**Aim:** Using the data that follows, return exactly the lines from the one that contains "Write the matplotlib code for this chart." through the one that contains "from matplotlib.legend_handler import", ends included.

=== Extracted records ===

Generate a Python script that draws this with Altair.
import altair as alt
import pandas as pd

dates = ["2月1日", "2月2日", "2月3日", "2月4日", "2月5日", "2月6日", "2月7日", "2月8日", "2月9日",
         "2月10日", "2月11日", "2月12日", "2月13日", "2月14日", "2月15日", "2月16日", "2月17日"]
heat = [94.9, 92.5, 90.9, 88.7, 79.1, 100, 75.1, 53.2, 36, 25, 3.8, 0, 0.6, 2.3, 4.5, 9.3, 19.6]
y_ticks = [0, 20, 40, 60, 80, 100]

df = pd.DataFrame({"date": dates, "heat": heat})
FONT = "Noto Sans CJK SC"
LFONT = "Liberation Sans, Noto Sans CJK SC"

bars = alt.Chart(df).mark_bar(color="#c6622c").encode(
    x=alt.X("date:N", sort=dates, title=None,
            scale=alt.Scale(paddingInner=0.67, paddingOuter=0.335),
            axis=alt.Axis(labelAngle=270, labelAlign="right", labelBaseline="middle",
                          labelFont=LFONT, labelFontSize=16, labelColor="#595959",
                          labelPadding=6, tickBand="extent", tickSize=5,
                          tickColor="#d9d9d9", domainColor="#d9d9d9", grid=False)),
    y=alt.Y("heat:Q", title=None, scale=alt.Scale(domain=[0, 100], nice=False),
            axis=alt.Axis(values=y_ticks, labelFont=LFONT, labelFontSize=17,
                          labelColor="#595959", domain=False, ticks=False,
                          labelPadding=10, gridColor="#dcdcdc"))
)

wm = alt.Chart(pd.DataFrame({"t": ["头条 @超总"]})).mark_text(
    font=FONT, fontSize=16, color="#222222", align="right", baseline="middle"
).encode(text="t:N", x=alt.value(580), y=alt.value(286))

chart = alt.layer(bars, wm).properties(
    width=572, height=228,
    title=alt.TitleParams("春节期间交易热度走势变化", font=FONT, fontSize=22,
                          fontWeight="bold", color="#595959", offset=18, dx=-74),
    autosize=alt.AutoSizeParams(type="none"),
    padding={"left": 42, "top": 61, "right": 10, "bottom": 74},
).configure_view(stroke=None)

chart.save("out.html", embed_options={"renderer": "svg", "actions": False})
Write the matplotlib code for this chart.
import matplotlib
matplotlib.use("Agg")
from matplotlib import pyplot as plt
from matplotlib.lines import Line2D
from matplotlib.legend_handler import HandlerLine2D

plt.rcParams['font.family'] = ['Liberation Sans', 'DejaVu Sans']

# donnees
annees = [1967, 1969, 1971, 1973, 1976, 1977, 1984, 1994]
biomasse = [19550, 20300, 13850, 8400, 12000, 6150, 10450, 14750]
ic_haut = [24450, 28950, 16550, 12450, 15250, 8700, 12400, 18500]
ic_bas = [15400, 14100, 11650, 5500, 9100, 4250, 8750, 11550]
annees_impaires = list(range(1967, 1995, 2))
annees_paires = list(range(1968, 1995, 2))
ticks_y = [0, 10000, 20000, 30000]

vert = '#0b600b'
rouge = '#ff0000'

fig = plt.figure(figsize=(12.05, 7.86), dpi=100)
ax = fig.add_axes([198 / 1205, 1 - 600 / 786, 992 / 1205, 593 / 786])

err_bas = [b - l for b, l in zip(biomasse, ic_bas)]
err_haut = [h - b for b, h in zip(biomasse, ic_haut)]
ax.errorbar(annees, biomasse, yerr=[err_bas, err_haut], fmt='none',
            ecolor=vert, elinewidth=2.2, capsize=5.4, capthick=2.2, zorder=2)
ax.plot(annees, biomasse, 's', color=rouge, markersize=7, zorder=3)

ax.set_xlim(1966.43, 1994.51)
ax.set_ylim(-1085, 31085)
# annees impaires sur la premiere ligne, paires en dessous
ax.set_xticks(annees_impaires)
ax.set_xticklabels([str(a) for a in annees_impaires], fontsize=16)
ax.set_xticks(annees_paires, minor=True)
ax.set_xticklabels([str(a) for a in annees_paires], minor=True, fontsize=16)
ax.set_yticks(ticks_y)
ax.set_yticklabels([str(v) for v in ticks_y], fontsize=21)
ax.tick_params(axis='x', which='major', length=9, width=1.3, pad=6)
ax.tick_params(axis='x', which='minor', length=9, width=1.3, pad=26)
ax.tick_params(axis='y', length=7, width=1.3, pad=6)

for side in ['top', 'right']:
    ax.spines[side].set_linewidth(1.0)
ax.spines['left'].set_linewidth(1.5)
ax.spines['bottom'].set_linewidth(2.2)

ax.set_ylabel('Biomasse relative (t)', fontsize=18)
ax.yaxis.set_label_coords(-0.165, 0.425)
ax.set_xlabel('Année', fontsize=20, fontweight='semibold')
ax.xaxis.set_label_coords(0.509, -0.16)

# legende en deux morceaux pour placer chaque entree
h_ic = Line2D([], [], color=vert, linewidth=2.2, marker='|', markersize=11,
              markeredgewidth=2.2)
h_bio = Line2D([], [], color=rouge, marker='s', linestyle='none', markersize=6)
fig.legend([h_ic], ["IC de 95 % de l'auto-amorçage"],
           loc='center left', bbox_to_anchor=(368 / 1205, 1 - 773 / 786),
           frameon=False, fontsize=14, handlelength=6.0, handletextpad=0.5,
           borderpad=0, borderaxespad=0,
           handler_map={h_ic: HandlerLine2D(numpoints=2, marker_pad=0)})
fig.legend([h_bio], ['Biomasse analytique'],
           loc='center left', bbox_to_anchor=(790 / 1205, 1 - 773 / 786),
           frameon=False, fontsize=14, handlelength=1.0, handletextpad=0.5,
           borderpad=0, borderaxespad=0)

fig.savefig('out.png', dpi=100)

===
=== Extracted records ===

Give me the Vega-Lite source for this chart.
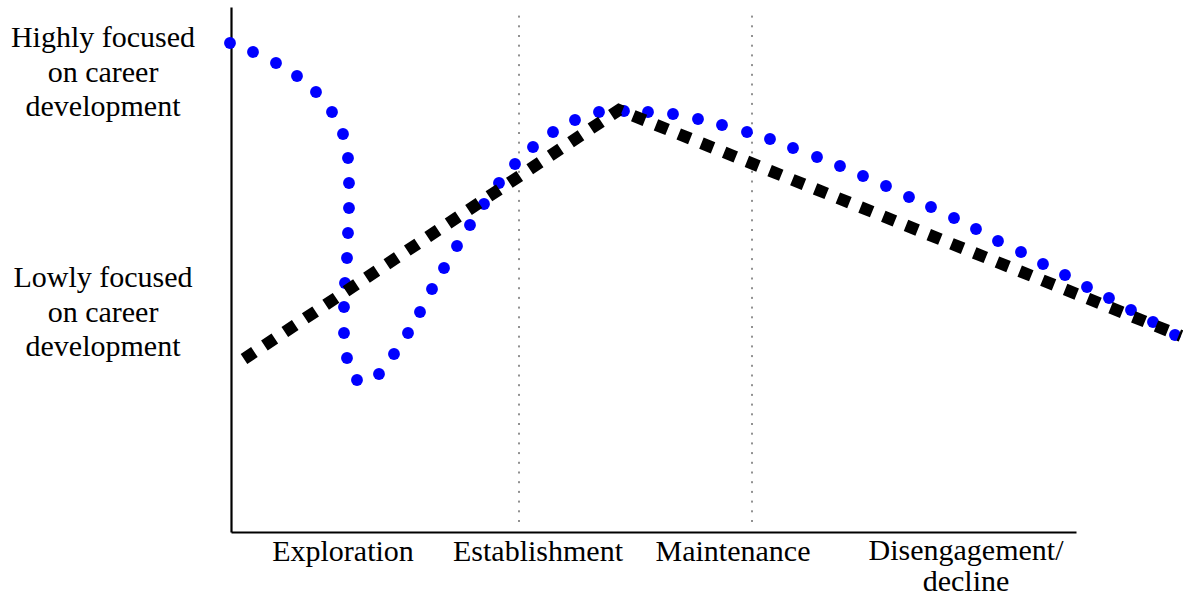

===

**Exercise response:**
Write the matplotlib code for this chart.
import matplotlib
matplotlib.use("Agg")
from matplotlib import pyplot as plt
from matplotlib.lines import Line2D
from matplotlib.legend_handler import HandlerLine2D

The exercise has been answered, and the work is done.